Condo prices inch up in metro Denver, fall statewide

The median price for condos and townhomes in the metro Denver area increased 2.4 percent, year over year, in October of this year. According to home price information for condos and townhomes, released by the Colorado Association of Realtors, the median price in the region rose to $128,000 from last October's median price of $125,000. Statewide, the median price fell 16.7 percent, falling from October 2010's price of $136,600 to October 2011's price of $113,750. In the Pikes Peak region, the median price fell 16.9 percent to $105,000 during October, falling from October 2010's price of $126,400.

Condo and townhome prices remain well below peak median prices in each region. The statewide median price for condos and townhomes in October was down 51 percent from the March 2006 peak of $236,200. In metro Denver, the median price in October was down21.5 percent from the July 06 peak of $163,300, and the Pikes Peak-area median price for condos and townhomes in October was down 35.3 percent from the September 2007 peak of $162,300.

The first graph shows the median home price in each area for each month since 2006.

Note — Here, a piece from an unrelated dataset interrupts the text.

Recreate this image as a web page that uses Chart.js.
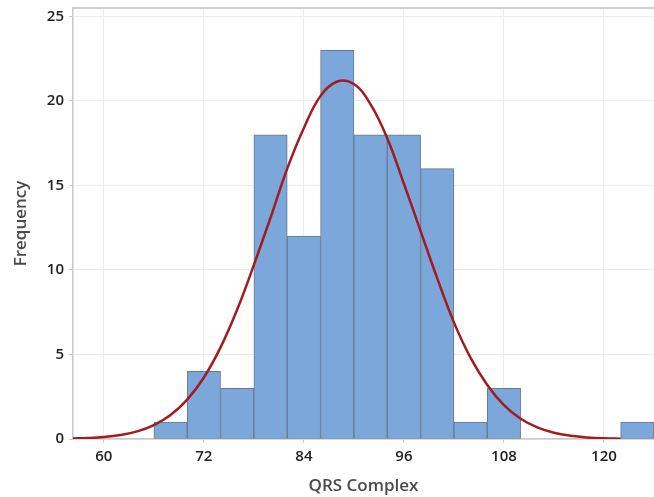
<!DOCTYPE html>
<html>
<head>
<meta charset="utf-8">
<script src="https://cdn.jsdelivr.net/npm/chart.js@4/dist/chart.umd.min.js"></script>
<style>
  html, body { margin: 0; padding: 0; background: #fff; }
  #hist { display: block; }
</style>
</head>
<body>
<canvas id="hist" width="654" height="497"></canvas>
<script>
// histogram bins (width 4), centres and counts
const binCenters = [68, 72, 76, 80, 84, 88, 92, 96, 100, 104, 108, 124];
const counts = [1, 4, 3, 18, 12, 23, 18, 18, 16, 1, 3, 1];

// fitted normal curve
const curveX = [56, 58, 60, 62, 64, 66, 68, 70, 72, 74, 76, 78, 80, 82, 84, 86, 88, 90, 92, 94, 96, 98, 100, 102, 104, 106, 108, 110, 112, 114, 116, 118, 120, 122];
const curveY = [0.03, 0.06, 0.12, 0.24, 0.45, 0.82, 1.42, 2.33, 3.64, 5.42, 7.66, 10.3, 13.1, 16.0, 18.4, 20.3, 21.15, 21.0, 19.8, 17.8, 15.1, 12.3, 9.5, 6.9, 4.8, 3.2, 2.0, 1.2, 0.69, 0.37, 0.19, 0.09, 0.04, 0.02];

const xTicks = [60, 72, 84, 96, 108, 120];
const yTicks = [0, 5, 10, 15, 20, 25];

const tickFont = { family: "'Open Sans', 'Noto Sans', sans-serif", size: 15, weight: '600' };
const titleFont = { family: "'Open Sans', 'Noto Sans', sans-serif", size: 17, weight: '600' };

const topFrame = {
    id: 'topFrame',
    afterDatasetsDraw(chart) {
        const { ctx, chartArea } = chart;
        ctx.save();
        ctx.strokeStyle = '#cfcfcf';
        ctx.lineWidth = 2;
        ctx.beginPath();
        ctx.moveTo(chartArea.left, chartArea.top);
        ctx.lineTo(chartArea.right, chartArea.top);
        ctx.stroke();
        ctx.restore();
    }
};

const ctx = document.getElementById('hist').getContext('2d');

new Chart(ctx, {
    data: {
        datasets: [
            {
                type: 'line',
                data: curveX.map((x, i) => ({ x: x, y: curveY[i] })),
                borderColor: '#a11b1f',
                borderWidth: 2.5,
                pointRadius: 0,
                tension: 0.4,
                fill: false,
                order: 0
            },
            {
                type: 'bar',
                data: binCenters.map((x, i) => ({ x: x, y: counts[i] })),
                backgroundColor: '#7ba7da',
                borderColor: '#667b91',
                borderWidth: 1,
                borderSkipped: false,
                barPercentage: 1,
                categoryPercentage: 1,
                grouped: false,
                order: 1
            }
        ]
    },
    options: {
        responsive: false,
        animation: false,
        devicePixelRatio: 1,
        layout: { padding: { top: 8, right: 0, bottom: 0, left: 0 } },
        plugins: {
            legend: { display: false },
            tooltip: { enabled: false }
        },
        scales: {
            x: {
                type: 'linear',
                offset: false,
                min: 56.3,
                max: 126,
                afterBuildTicks: (scale) => { scale.ticks = xTicks.map(v => ({ value: v })); },
                afterFit: (scale) => { scale.height = 58; scale.paddingRight = 0; },
                ticks: { font: tickFont, color: '#222', padding: 5, maxRotation: 0 },
                grid: { offset: false, color: '#ebebeb', tickLength: 4, tickColor: '#c8c8c8' },
                border: { color: '#c8c8c8', width: 1.5 },
                title: {
                    display: true,
                    text: 'QRS Complex',
                    font: titleFont,
                    color: '#4a4a4a',
                    padding: { top: 0, bottom: 1 }
                }
            },
            y: {
                min: 0,
                max: 25.5,
                afterBuildTicks: (scale) => { scale.ticks = yTicks.map(v => ({ value: v })); },
                afterFit: (scale) => { scale.width = 73; scale.paddingTop = 0; scale.paddingBottom = 0; },
                ticks: { font: tickFont, color: '#222', padding: 5 },
                grid: { color: '#ebebeb', tickLength: 4, tickColor: '#c8c8c8' },
                border: { color: '#c8c8c8', width: 1.5 },
                title: {
                    display: true,
                    text: 'Frequency',
                    font: titleFont,
                    color: '#4a4a4a',
                    padding: { top: 11, bottom: 0 }
                }
            }
        }
    },
    plugins: [topFrame]
});
</script>
</body>
</html>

Condo and townhome prices do not appear to have stabilized as single-family homes have, and median prices appear to be continuing a slow downward trend. The substantial declines in statewide median prices for condos and townhomes are likely being pushed downward by significant drops in median prices for condos and townhomes in many mountain regions following the 2008 financial crisis.

The second graph shows year over year changes in median home prices for condos and townhomes. With the exception of the 2.4 percent increase during October 2011 for metro Denver, all three areas have reported declines in the median home price since February 2011. The overall trend in home prices among condos and townhomes over the past year has been down, although the recent increase in metro Denver does point toward some added stability in the Denver metro market.